The wider world arrives here every day, carried across the water on the morning ferry, through the news, through conversations with friends, through the quiet awareness that we are all connected whether we want to be or not. Some days that connection feels inspiring. Other days it feels heavy.
There is a lot happening in the world right now. Conflict, uncertainty, rapid change. It can feel like standing in the middle of a storm made not of wind and rain but of information, opinions, and events unfolding faster than anyone can fully understand.
And yet, the island keeps moving at its own pace.
The ducks begin their morning commentary before the sun is fully up. The tide rises and falls whether anyone is paying attention or not. Light shifts slowly across the granite ledges. In the greenhouse, the first green shoots push up through the soil even while the air still carries the chill of late winter.
Life here is small in scale but rich in detail.
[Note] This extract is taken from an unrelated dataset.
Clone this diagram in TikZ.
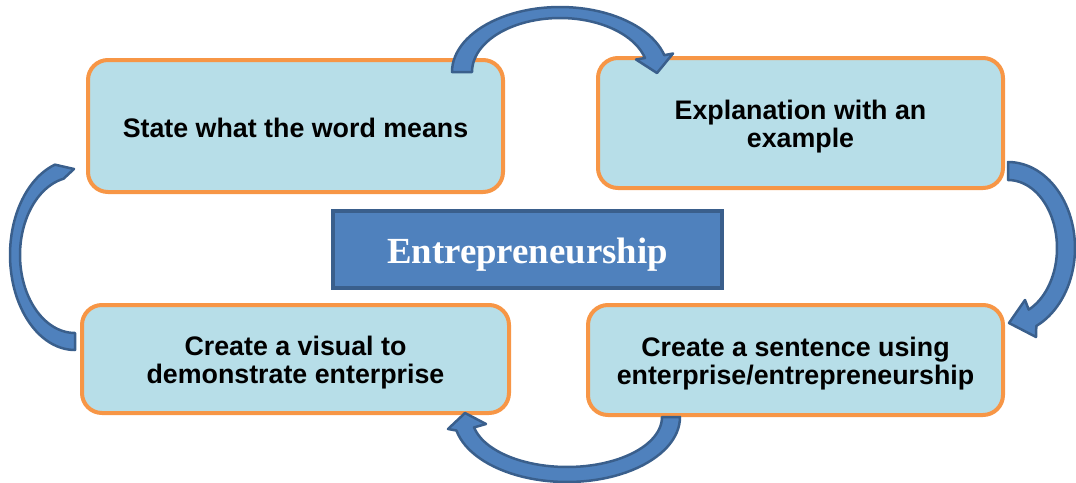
\documentclass[tikz,border=0pt]{standalone}
\usepackage{fontspec}
\setmainfont{Liberation Sans}
\newfontfamily\titlefont{Liberation Serif}
\begin{document}
\definecolor{boxfill}{HTML}{B7DEE8}
\definecolor{boxline}{HTML}{F79646}
\definecolor{hubfill}{HTML}{4F81BD}
\definecolor{hubline}{HTML}{3A5F8C}
\begin{tikzpicture}[x=1pt,y=-1pt,
  stepbox/.style={draw=boxline, fill=boxfill, line width=4pt, rounded corners=20pt, inner sep=0pt},
  steptext/.style={align=center, inner sep=0pt, font=\fontsize{26.8}{28.5}\selectfont\bfseries},
  hub/.style={draw=hubline, fill=hubfill, line width=4pt, inner sep=0pt},
  hubtext/.style={inner sep=0pt, text=white, font=\titlefont\fontsize{36.8}{40}\selectfont\bfseries},
  blockarrow/.style={draw=hubline, fill=hubfill, line width=2.5pt, line join=round}]
\useasboundingbox (0,0) rectangle (1076,482);

% the four steps
\node[stepbox, minimum width=415pt, minimum height=132pt] (word) at (295.5,126) {};
\node[stepbox, minimum width=405pt, minimum height=130pt] (expl) at (800.5,123) {};
\node[stepbox, minimum width=415pt, minimum height=110pt] (sent) at (795.5,360) {};
\node[stepbox, minimum width=427pt, minimum height=108pt] (visual) at (295.5,359) {};

\node[steptext] (wordtext) at ([yshift=-1.5pt]word.center) {State what the word means};
\node[steptext] (expltext) at ([yshift=-3.5pt]expl.center) {Explanation with an\\example};
\node[steptext] (senttext) at ([yshift=-3.5pt]sent.center) {Create a sentence using\\enterprise/entrepreneurship};
\node[steptext] (visualtext) at ([yshift=-3.5pt]visual.center) {Create a visual to\\demonstrate enterprise};

% central topic
\node[hub, minimum width=389pt, minimum height=77pt] (topic) at (527.5,249.5) {};
\node[hubtext] (topictext) at ([yshift=-5pt]topic.center) {Entrepreneurship};

% curved block arrows between the steps
\coordinate (topTip) at (657,73);
\draw[blockarrow] plot[domain=180:345, samples=50] ({560+108*cos(\x)},{72+65*sin(\x)})
  -- (673,53.5) -- (topTip) -- (636,59.5)
  -- plot[domain=345:180, samples=50] ({560+88*cos(\x)},{72+54*sin(\x)}) -- cycle;

\coordinate (rightTip) at (1009,323);
\draw[blockarrow] plot[domain=-90:65, samples=50] ({1008+67*cos(\x)},{248+86*sin(\x)})
  -- (1036,337) -- (rightTip) -- (1025,300)
  -- plot[domain=65:-90, samples=50] ({1008+49*cos(\x)},{248+68*sin(\x)}) -- cycle;

\coordinate (bottomTip) at (465,413);
\draw[blockarrow] plot[domain=0:168, samples=50] ({567+113*cos(\x)},{417+65*sin(\x)})
  -- (448,429) -- (bottomTip) -- (486,424)
  -- plot[domain=168:0, samples=50] ({567+95*cos(\x)},{417+50*sin(\x)}) -- cycle;

\coordinate (leftTip) at (74,169);
\draw[blockarrow] plot[domain=90:252, samples=50] ({75+65*cos(\x)},{255+95*sin(\x)})
  -- (leftTip)
  -- plot[domain=258:90, samples=50] ({75+55*cos(\x)},{255+78*sin(\x)}) -- cycle;
\end{tikzpicture}
\end{document}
When you live in a place like this, attention becomes a form of steadiness. You begin to notice things you might otherwise rush past. The exact shade of blue along the horizon on a cold morning. The sound of the wind moving through spruce trees. The way the days quietly grow longer as winter loosens its grip.
None of these things erase what is happening in the wider world. But they offer something different: perspective.
The world is vast. It holds both beauty and struggle at the same time. Living on an island does not shield anyone from that truth. But it does offer a daily reminder that life continues in ordinary, meaningful ways even when the larger picture feels uncertain.
You still feed the animals.
You still plant seeds.
You still check in on neighbors.
You still watch the light change across the water.
These small acts are not insignificant. In many ways they are the foundation of a healthy world.
When the scale of global events feels overwhelming, it helps to remember that the world is ultimately made up of countless small places like this one. Communities where people take care of their land, their animals, their neighbors, and the small details of daily life.
A small place can teach patience. It can teach attention. It can teach the value of showing up each day and doing what is right in front of you.
Living on Vinalhaven has taught me that the world is both very large and very intimate at the same time. The currents of global events move through our lives, but so do the quieter rhythms that sustain us.
The tide continues to turn.
Spring still arrives.
The light slowly returns.
In a very big world, there is something grounding about standing in a small place and remembering that care, attention, and connection still matter.